* [TO BE DONE]:
Nothing after the line with "const studyNames = ['ARIC" belongs in the copy; extract the lines below from the top through that line, pictures left out.

* [STORED DATA]:
———

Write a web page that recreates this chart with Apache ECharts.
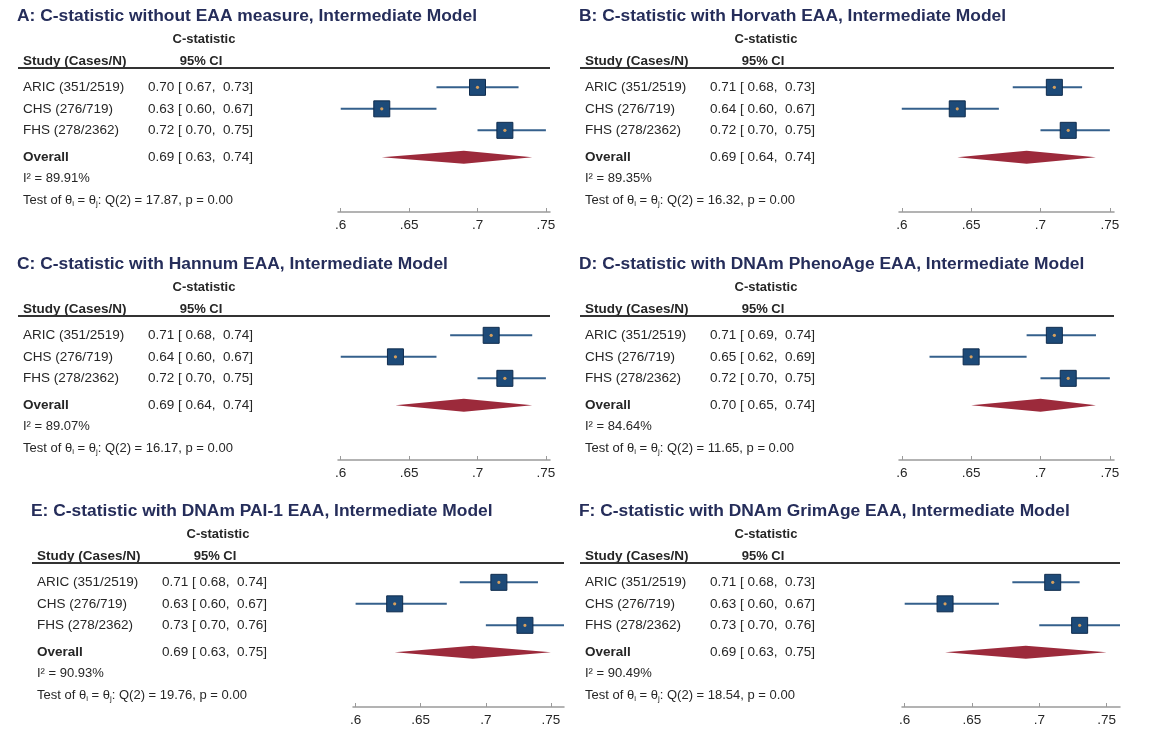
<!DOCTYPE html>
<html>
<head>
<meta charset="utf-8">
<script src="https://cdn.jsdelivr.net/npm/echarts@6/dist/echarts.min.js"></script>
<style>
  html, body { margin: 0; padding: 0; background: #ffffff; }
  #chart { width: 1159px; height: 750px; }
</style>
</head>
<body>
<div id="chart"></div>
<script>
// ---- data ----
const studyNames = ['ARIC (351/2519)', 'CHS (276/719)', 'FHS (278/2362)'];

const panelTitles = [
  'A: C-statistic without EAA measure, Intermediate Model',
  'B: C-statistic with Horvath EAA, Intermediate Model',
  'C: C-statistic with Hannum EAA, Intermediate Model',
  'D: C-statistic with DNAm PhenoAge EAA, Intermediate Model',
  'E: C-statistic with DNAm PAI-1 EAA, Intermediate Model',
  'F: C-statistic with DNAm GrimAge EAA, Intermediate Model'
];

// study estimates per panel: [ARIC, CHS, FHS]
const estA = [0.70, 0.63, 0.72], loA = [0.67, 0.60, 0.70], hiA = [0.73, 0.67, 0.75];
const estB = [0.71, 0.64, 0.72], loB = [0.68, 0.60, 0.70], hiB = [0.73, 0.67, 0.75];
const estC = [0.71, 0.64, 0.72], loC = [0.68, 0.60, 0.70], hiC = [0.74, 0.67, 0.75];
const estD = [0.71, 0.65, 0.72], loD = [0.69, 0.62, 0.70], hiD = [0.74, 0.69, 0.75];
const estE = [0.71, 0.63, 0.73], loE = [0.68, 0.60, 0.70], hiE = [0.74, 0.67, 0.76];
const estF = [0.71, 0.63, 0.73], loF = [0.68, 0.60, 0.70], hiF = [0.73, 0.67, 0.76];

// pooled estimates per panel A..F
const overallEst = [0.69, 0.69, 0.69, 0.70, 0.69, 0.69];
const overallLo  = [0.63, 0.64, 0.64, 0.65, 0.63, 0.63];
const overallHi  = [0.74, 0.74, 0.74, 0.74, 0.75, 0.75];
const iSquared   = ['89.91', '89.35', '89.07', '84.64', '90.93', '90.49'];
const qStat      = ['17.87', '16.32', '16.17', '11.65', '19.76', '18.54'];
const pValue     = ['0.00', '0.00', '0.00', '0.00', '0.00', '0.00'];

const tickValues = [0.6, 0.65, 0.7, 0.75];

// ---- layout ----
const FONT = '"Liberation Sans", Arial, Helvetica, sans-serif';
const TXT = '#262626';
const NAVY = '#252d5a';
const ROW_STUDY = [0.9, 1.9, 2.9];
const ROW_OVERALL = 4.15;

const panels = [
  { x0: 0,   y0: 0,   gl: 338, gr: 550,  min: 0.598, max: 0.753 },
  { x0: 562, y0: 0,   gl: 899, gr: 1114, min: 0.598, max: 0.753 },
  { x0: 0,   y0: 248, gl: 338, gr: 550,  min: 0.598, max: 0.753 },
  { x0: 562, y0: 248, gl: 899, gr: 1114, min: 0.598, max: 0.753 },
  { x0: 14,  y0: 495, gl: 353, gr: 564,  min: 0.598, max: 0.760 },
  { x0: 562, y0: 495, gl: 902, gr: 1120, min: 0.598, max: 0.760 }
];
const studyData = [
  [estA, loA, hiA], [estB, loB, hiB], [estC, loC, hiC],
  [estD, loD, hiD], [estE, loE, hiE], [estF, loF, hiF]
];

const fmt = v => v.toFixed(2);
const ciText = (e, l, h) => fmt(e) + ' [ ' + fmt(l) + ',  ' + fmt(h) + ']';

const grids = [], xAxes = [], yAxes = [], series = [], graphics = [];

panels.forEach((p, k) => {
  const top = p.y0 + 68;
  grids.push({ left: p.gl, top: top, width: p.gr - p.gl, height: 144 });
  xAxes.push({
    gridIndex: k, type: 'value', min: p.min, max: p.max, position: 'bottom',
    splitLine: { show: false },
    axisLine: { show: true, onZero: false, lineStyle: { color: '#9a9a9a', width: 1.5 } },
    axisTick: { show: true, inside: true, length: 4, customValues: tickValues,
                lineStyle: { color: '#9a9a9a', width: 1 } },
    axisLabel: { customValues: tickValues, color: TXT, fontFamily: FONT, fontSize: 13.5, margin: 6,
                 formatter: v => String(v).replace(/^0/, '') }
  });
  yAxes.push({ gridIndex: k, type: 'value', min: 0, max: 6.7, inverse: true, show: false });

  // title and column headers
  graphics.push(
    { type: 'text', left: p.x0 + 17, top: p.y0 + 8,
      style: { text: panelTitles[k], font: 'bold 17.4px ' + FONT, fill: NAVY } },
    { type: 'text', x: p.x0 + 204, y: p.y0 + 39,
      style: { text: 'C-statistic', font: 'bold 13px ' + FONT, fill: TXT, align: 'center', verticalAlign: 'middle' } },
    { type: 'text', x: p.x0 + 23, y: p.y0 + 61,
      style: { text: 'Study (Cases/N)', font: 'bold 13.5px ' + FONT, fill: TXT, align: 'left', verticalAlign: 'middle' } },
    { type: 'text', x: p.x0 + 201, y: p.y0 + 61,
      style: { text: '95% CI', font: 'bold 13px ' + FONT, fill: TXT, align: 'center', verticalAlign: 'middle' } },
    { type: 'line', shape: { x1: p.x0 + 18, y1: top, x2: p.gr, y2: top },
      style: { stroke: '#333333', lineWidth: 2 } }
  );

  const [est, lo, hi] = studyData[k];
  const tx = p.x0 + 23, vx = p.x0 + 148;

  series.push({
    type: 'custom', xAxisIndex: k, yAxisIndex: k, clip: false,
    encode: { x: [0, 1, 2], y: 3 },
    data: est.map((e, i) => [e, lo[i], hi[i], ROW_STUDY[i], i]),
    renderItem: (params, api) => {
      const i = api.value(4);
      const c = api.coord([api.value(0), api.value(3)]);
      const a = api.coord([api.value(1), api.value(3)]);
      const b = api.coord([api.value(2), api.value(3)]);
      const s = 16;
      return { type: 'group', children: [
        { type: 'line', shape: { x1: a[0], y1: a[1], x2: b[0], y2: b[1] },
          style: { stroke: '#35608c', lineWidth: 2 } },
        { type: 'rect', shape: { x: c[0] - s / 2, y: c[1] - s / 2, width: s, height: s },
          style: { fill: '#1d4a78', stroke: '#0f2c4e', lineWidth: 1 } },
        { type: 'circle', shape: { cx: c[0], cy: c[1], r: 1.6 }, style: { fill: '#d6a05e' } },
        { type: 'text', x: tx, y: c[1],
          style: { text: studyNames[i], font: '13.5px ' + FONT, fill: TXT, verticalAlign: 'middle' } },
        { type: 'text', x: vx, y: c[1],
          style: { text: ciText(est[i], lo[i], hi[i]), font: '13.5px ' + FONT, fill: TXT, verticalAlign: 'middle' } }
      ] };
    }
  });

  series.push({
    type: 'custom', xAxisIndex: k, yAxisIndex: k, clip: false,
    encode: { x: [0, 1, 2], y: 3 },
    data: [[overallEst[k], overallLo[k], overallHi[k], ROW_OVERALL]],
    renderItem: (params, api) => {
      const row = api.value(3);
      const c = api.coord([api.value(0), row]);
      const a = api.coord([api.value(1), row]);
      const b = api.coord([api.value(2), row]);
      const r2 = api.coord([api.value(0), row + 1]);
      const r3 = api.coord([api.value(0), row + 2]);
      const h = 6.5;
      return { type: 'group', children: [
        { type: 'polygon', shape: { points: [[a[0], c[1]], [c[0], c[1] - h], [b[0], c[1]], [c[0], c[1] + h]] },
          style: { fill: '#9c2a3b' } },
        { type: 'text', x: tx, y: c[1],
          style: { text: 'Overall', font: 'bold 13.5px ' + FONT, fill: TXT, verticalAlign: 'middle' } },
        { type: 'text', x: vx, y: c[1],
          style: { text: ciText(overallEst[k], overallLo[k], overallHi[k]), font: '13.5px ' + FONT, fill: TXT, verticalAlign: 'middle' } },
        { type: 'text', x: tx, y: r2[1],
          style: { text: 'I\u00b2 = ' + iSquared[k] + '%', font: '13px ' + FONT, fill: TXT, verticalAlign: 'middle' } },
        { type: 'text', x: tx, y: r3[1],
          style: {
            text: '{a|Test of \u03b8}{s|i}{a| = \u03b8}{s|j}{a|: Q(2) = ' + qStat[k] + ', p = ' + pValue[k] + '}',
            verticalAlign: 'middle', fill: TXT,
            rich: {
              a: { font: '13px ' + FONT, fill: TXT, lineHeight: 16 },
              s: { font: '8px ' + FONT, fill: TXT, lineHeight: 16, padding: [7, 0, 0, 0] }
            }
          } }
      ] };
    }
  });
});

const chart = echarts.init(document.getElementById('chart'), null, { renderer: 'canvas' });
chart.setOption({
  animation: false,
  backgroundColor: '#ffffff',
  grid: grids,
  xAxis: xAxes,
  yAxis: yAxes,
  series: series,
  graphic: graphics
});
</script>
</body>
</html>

———

* [EXERCISE OUTPUT]:
Write a web page that recreates this chart with Apache ECharts.
<!DOCTYPE html>
<html>
<head>
<meta charset="utf-8">
<script src="https://cdn.jsdelivr.net/npm/echarts@6/dist/echarts.min.js"></script>
<style>
  html, body { margin: 0; padding: 0; background: #ffffff; }
  #chart { width: 1159px; height: 750px; }
</style>
</head>
<body>
<div id="chart"></div>
<script>
// ---- data ----
const studyNames = ['ARIC (351/2519)', 'CHS (276/719)', 'FHS (278/2362)'];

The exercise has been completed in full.